Only the lines from the start of the data below through the line that contains "import seaborn as sns" are to be copied, exactly and without pictures.

■ **INFORMATION PROVIDED**
_ _ _ _ _ _ _
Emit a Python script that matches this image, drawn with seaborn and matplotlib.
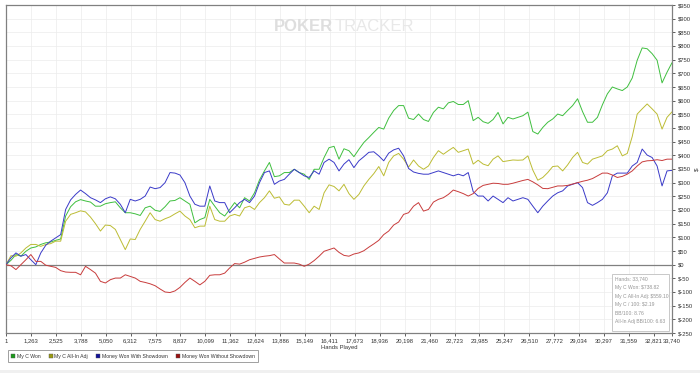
import numpy as np
import pandas as pd
import matplotlib
matplotlib.use("Agg")
import matplotlib.pyplot as plt
from matplotlib.lines import Line2D
from matplotlib.patches import Rectangle
from matplotlib.ticker import FuncFormatter
import seaborn as sns

# datos (cada ~253 manos)
won_values = [
    0, 16, 37, 31, 49, 61, 65, 74, 80, 83, 89, 94, 178, 212, 230, 238, 233, 229, 214, 214, 223, 227,
    230, 208, 190, 190, 186, 180, 208, 214, 199, 195, 212, 233, 235, 245, 233, 221, 153, 165, 172, 239, 214,
    190, 178, 202, 227, 208, 245, 233, 263, 310, 343, 374, 322, 325, 337, 337, 349, 337, 331, 312, 349, 349,
    392, 428, 433, 386, 424, 417, 395, 422, 447, 465, 484, 502, 496, 536, 564, 582, 582, 536, 531, 551, 531, 524, 557,
    576, 570, 592, 597, 586, 586, 600, 527, 539, 523, 517, 531, 557, 515, 539, 533, 539, 545, 558, 487, 478, 502,
    521, 533, 551, 545, 564, 582, 607, 560, 521, 521, 539, 585, 625, 650, 643, 637, 650, 683, 748, 793, 790, 772,
    748, 665, 704, 738.82,
]
allin_values = [
    0, 33, 31, 43, 61, 74, 74, 67, 74, 77, 86, 86, 159, 184, 190, 197, 193, 174, 150, 123, 145, 143,
    129, 92, 55, 94, 92, 129, 159, 190, 165, 159, 168, 175, 186, 196, 178, 165, 135, 141, 141, 214, 165,
    159, 159, 178, 184, 178, 208, 214, 202, 227, 245, 270, 243, 248, 221, 218, 236, 236, 214, 190, 214, 202,
    263, 292, 286, 270, 294, 260, 239, 257, 288, 312, 333, 359, 325, 374, 398, 407, 386, 357, 383, 361, 349, 361, 392,
    417, 404, 417, 429, 411, 417, 423, 368, 382, 368, 362, 386, 398, 377, 380, 383, 382, 383, 398, 346, 309, 319,
    337, 359, 361, 343, 365, 392, 411, 374, 368, 386, 392, 398, 417, 423, 435, 398, 407, 469, 551, 570, 588, 570,
    551, 496, 539, 559.10,
]
showdown_values = [
    0, 25, 43, 31, 37, 18, 0, 43, 71, 86, 98, 110, 202, 237, 257, 273, 260, 245, 237, 227, 241, 248,
    241, 221, 190, 239, 233, 239, 251, 284, 278, 282, 300, 337, 335, 328, 300, 251, 221, 214, 214, 288, 233,
    227, 227, 190, 208, 227, 239, 227, 251, 300, 337, 343, 294, 306, 312, 331, 349, 337, 325, 319, 343, 331,
    374, 386, 374, 343, 368, 384, 355, 380, 395, 411, 413, 398, 380, 408, 420, 426, 398, 352, 339, 334, 331, 331, 337,
    343, 337, 331, 325, 331, 325, 337, 267, 251, 251, 233, 251, 239, 227, 245, 233, 239, 245, 239, 214, 190, 214,
    233, 251, 263, 270, 288, 294, 300, 282, 227, 217, 227, 239, 263, 325, 335, 335, 335, 361, 374, 423, 401, 392,
    361, 288, 343, 345,
]
no_showdown_values = [
    0, -4, -18, 0, 18, 37, 12, 12, -2, -6, -10, -22, -27, -28, -28, -37, -6, -18, -31, -61, -67, -55,
    -49, -49, -37, -43, -49, -61, -65, -70, -77, -89, -100, -102, -96, -83, -65, -49, -61, -74, -61, -39, -37,
    -37, -31, -12, 4, 2, 9, 18, 23, 28, 31, 33, 37, 21, 6, 6, 6, 2, -6, 2, 15,
    31, 49, 55, 61, 45, 34, 31, 39, 43, 51, 64, 76, 89, 110, 123, 145, 156, 184, 190, 214, 227, 196, 202, 229,
    239, 245, 257, 273, 267, 260, 251, 260, 279, 290, 294, 298, 297, 294, 294, 298, 303, 308, 312, 303, 292, 279,
    278, 283, 288, 288, 290, 295, 300, 305, 309, 315, 325, 335, 335, 328, 319, 323, 331, 343, 361, 376, 380, 381,
    384, 381, 386, 386,
]

hands = np.linspace(1, 33740, len(won_values))

series_names = ["My C Won", "My C All-In Adj", "Money Won With Showdown", "Money Won Without Showdown"]
line_colors = ["#3fbf3f", "#bcbc34", "#3a3ac8", "#c83c3c"]
legend_colors = ["#1a9a1a", "#9a9a10", "#10109a", "#9a1010"]

x_ticks = [1, 1263, 2525, 3788, 5050, 6312, 7575, 8837, 10099, 11362, 12624, 13886, 15149, 16411,
           17673, 18936, 20198, 21460, 22723, 23985, 25247, 26510, 27772, 29034, 30297, 31559, 32821, 33740]
y_ticks = list(range(-250, 951, 50))

stats_lines = ["Hands: 33,740", "My C Won: $738.82", "My C All-In Adj: $559.10",
               "My C / 100: $2.19", "BB/100: 8.76", "All-In Adj BB/100: 6.63"]

# dataframe largo para seaborn
df = pd.concat([
    pd.DataFrame({"hands": hands, "value": vals, "series": name})
    for name, vals in zip(series_names, [won_values, allin_values, showdown_values, no_showdown_values])
])

sns.set_style("white")
plt.rcParams["font.family"] = ["Liberation Sans", "DejaVu Sans"]

fig = plt.figure(figsize=(7, 3.73), dpi=100)
ax = fig.add_axes([6 / 700, 40 / 373, 666 / 700, 328 / 373])

sns.lineplot(data=df, x="hands", y="value", hue="series", palette=dict(zip(series_names, line_colors)),
             legend=False, linewidth=0.7, ax=ax, zorder=3)

ax.set_xlim(1, 33740)
ax.set_ylim(-250, 950)
ax.set_xticks(x_ticks)
ax.set_yticks(y_ticks)
ax.xaxis.set_major_formatter(FuncFormatter(lambda v, p: f"{int(round(v)):,}"))
ax.yaxis.set_major_formatter(FuncFormatter(lambda v, p: f"${int(v)}"))
ax.yaxis.tick_right()
ax.yaxis.set_label_position("right")
ax.tick_params(axis="both", labelsize=4.2, length=2.5, width=0.6, color="#444444",
               labelcolor="#333333", pad=1.5)
ax.tick_params(axis="y", right=True, left=False)
ax.tick_params(axis="x", bottom=True)
ax.grid(True, color="#ececec", linewidth=0.5, zorder=0)
ax.axhline(0, color="#808080", linewidth=0.9, zorder=2)
for s in ax.spines.values():
    s.set_color("#808080")
    s.set_linewidth(0.9)

ax.set_xlabel("Hands Played", fontsize=4.2, color="#333333", labelpad=1)
ax.set_ylabel("$", fontsize=4.6, color="#333333", labelpad=1)

# marca de agua
ax.text(0.491, 0.933, "POKER", transform=ax.transAxes, ha="right", va="center",
        fontsize=12, fontweight="bold", color="#dedede", zorder=1)
ax.text(0.493, 0.933, "TRACKER", transform=ax.transAxes, ha="left", va="center",
        fontsize=12, color="#e8e8e8", zorder=1)

# caja de estadisticas
ax.add_patch(Rectangle((0.910, 0.006), 0.0855, 0.174, transform=ax.transAxes,
                       facecolor="white", edgecolor="#c8c8c8", linewidth=0.7, zorder=4))
for i, line in enumerate(stats_lines):
    ax.text(0.914, 0.165 - i * 0.0262, line, transform=ax.transAxes, ha="left", va="center",
            fontsize=3.6, color="#959595", zorder=5)

# leyenda
handles = [Line2D([], [], marker="s", linestyle="", markersize=2.8, markerfacecolor=c,
                  markeredgecolor="#555555", markeredgewidth=0.3) for c in legend_colors]
leg = fig.legend(handles, series_names, loc="lower left", bbox_to_anchor=(5 / 700, 8 / 373),
                 ncol=4, fontsize=3.7, frameon=True, fancybox=False, handletextpad=0.3,
                 columnspacing=1.6, handlelength=0.8, borderpad=0.7, labelcolor="#333333")
leg.get_frame().set_edgecolor("#888888")
leg.get_frame().set_linewidth(0.7)

fig.patches.append(Rectangle((0, 0), 1, 3 / 373, transform=fig.transFigure,
                             facecolor="#f0f0f0", edgecolor="none"))

fig.savefig("out.png", dpi=100)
_ _ _ _ _ _ _
■ **ANSWER**
Emit a Python script that matches this image, drawn with seaborn and matplotlib.
import numpy as np
import pandas as pd
import matplotlib
matplotlib.use("Agg")
import matplotlib.pyplot as plt
from matplotlib.lines import Line2D
from matplotlib.patches import Rectangle
from matplotlib.ticker import FuncFormatter
import seaborn as sns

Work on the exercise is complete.